Second.—At each properly notified meeting, the borrower must pay back an installment of his loan, with interest at the rate agreed upon; the installment to be equal to the amount contributed by each individual to the fund in the first instance; the interest to be divided equally amongst the members of the club.
Third.—Each member shall, at each of the meetings, duly and properly notified, contribute to the fund a sum equal to that which he contributed at the first meeting. In order to give each an opportunity to borrow from the collective amount thus raised, each member may deposit in the lottery box, placed on the table for that purpose, a tender written in a legible hand, setting forth the rate of interest which he is disposed to pay on the amount of money he desires; the tender is then to be taken out of the box by the president of the club; and he who is found to have made the highest offer is declared the receiver of the loan; and should two or more persons make an equal offer, he whose tender was first presented is awarded the loan.

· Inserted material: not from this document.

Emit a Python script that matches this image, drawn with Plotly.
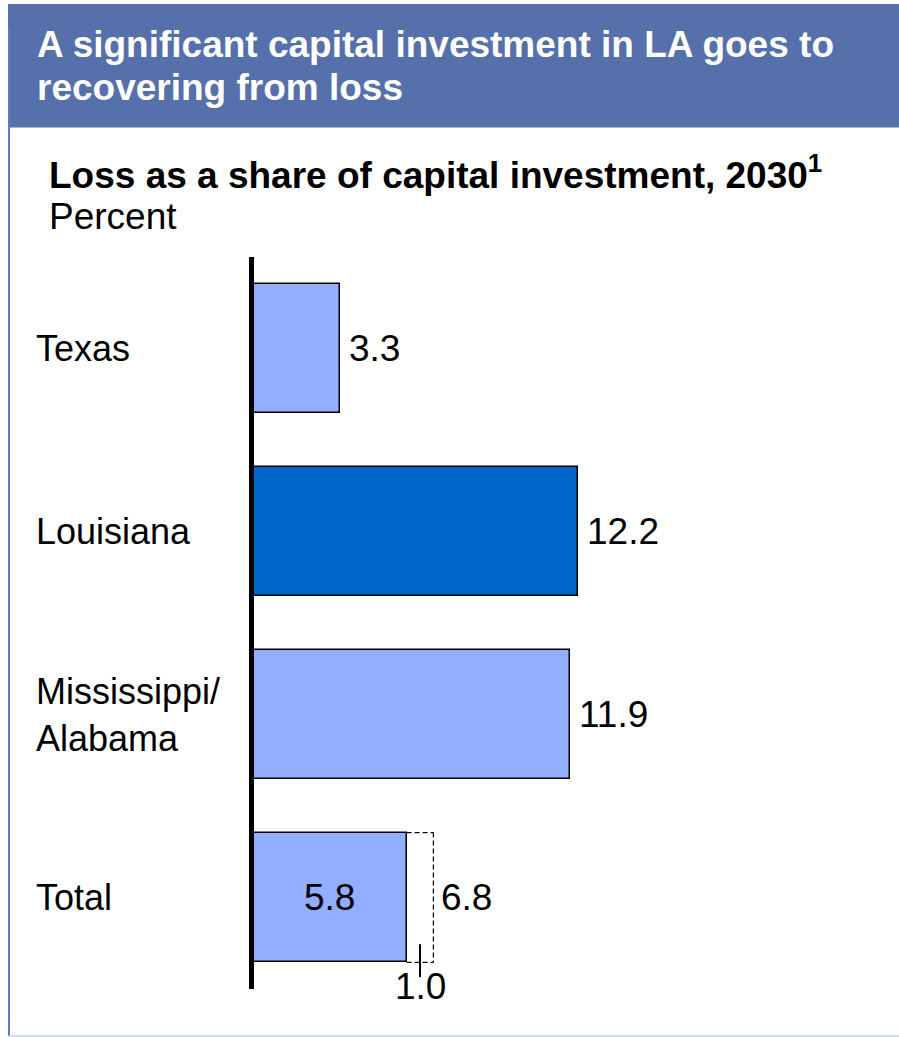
import plotly.graph_objects as go

# Data
regions = ["Texas", "Louisiana", "Mississippi/<br>Alabama", "Total"]
loss_share = [3.3, 12.2, 11.9, 5.8]
total_with_extra = 6.8          # total including the additional component
extra_component = 1.0           # difference shown below the total bar
bar_colors = ["#92AEFF", "#0066CC", "#92AEFF", "#92AEFF"]

title_lines = ["A significant capital investment in LA goes to", "recovering from loss"]
subtitle = "Loss as a share of capital investment, 2030<sup>1</sup>"
unit_label = "Percent"

# Page geometry (pixels)
W, H = 899, 1037
L, R, T, B = 240, 0, 257, 48
PW, PH = W - L - R, H - T - B
ZERO_PX = 251.5
PX_PER_UNIT = 26.75

FONT = "Liberation Sans, Arial, sans-serif"
FS = 37


def px_x(px):
    return (px - L) / PW


def px_y(py):
    return (H - B - py) / PH


ypos = list(range(len(regions)))
bar_w = 0.71

fig = go.Figure()
fig.add_trace(go.Bar(
    x=loss_share,
    y=ypos,
    orientation="h",
    width=bar_w,
    marker=dict(color=bar_colors, line=dict(color="black", width=1.5)),
    hoverinfo="skip",
    showlegend=False,
    cliponaxis=False,
))

shapes = []
annotations = []

# Header banner
shapes.append(dict(type="rect", xref="paper", yref="paper",
                   x0=px_x(8), x1=px_x(W + 2), y0=px_y(127.5), y1=px_y(4),
                   fillcolor="#5570AA", line=dict(width=0), layer="below"))
# Panel borders
shapes.append(dict(type="line", xref="paper", yref="paper",
                   x0=px_x(9), x1=px_x(9), y0=px_y(1036), y1=px_y(27),
                   line=dict(color="#5F7AB4", width=2)))
shapes.append(dict(type="line", xref="paper", yref="paper",
                   x0=px_x(9), x1=px_x(W + 2), y0=px_y(1036), y1=px_y(1036),
                   line=dict(color="#D3DAEE", width=2)))

# Vertical baseline at zero
shapes.append(dict(type="line", xref="x", yref="y",
                   x0=0, x1=0, y0=-0.5, y1=len(regions) - 0.5,
                   line=dict(color="black", width=5), layer="above"))

# Dashed extension of the total bar up to the full value
ti = len(regions) - 1
top, bot = ti - bar_w / 2, ti + bar_w / 2
base_total = loss_share[ti]
dash = dict(color="black", width=1.2, dash="5px,3px")
shapes.append(dict(type="line", xref="x", yref="y", x0=base_total, x1=total_with_extra,
                   y0=top, y1=top, line=dash))
shapes.append(dict(type="line", xref="x", yref="y", x0=total_with_extra, x1=total_with_extra,
                   y0=top, y1=bot, line=dash))
shapes.append(dict(type="line", xref="x", yref="y", x0=base_total, x1=total_with_extra,
                   y0=bot, y1=bot, line=dash))
mid_extra = base_total + extra_component / 2
shapes.append(dict(type="line", xref="x", yref="y", x0=mid_extra, x1=mid_extra,
                   y0=bot - 0.10, y1=bot + 0.08, line=dict(color="black", width=2)))


def text_at(x, y, text, color="black", bold=False, xanchor="left"):
    if bold:
        text = "<b>" + text + "</b>"
    annotations.append(dict(xref="paper", yref="paper", x=px_x(x), y=px_y(y),
                            xanchor=xanchor, yanchor="middle", align="left", showarrow=False,
                            text=text, font=dict(family=FONT, size=FS, color=color)))


# Title and subtitle text
text_at(35, 44, title_lines[0], color="white", bold=True)
text_at(35, 87, title_lines[1], color="white", bold=True)
text_at(47, 172, subtitle, bold=True)
text_at(47, 217, unit_label)

# Category labels
for i, name in enumerate(regions):
    annotations.append(dict(xref="paper", yref="y", x=px_x(34), y=i,
                            xanchor="left", yanchor="middle", align="left", showarrow=False,
                            text=name, font=dict(family=FONT, size=36, color="black")))

# Value labels
for i, v in enumerate(loss_share):
    if i == ti:
        annotations.append(dict(xref="x", yref="y", x=v / 2, y=i,
                                xanchor="center", yanchor="middle", showarrow=False,
                                text=f"{v:.1f}", font=dict(family=FONT, size=FS, color="black")))
    else:
        annotations.append(dict(xref="x", yref="y", x=v, y=i, xshift=7,
                                xanchor="left", yanchor="middle", showarrow=False,
                                text=f"{v:.1f}", font=dict(family=FONT, size=FS, color="black")))

annotations.append(dict(xref="x", yref="y", x=total_with_extra, y=ti, xshift=6,
                        xanchor="left", yanchor="middle", showarrow=False,
                        text=f"{total_with_extra:.1f}", font=dict(family=FONT, size=FS, color="black")))
annotations.append(dict(xref="x", yref="y", x=mid_extra, y=bot + 0.13,
                        xanchor="center", yanchor="middle", showarrow=False,
                        text=f"{extra_component:.1f}", font=dict(family=FONT, size=FS, color="black")))

x_lo = -(ZERO_PX - L) / PX_PER_UNIT
fig.update_layout(
    width=W, height=H,
    margin=dict(l=L, r=R, t=T, b=B, pad=0),
    paper_bgcolor="white", plot_bgcolor="white",
    xaxis=dict(range=[x_lo, x_lo + PW / PX_PER_UNIT], visible=False, fixedrange=True),
    yaxis=dict(range=[len(regions) - 0.5, -0.5], visible=False, fixedrange=True),
    shapes=shapes,
    annotations=annotations,
    font=dict(family=FONT),
    bargap=0,
)

fig.write_html("out.html", config={"displayModeBar": False})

Rule Fourth provides for a repast for the members, served either at the residence of the president or at a neighboring tavern; and the Fifth requires that each member shall be provided with a book of the minutes of each meeting, and any member failing to contribute to the general fund shall have three days’ grace; and then failing, shall pay a fixed fine every day until the sum due is paid. The highest rate of interest I have seen stated as paid for money thus borrowed is twenty-five per cent. per annum.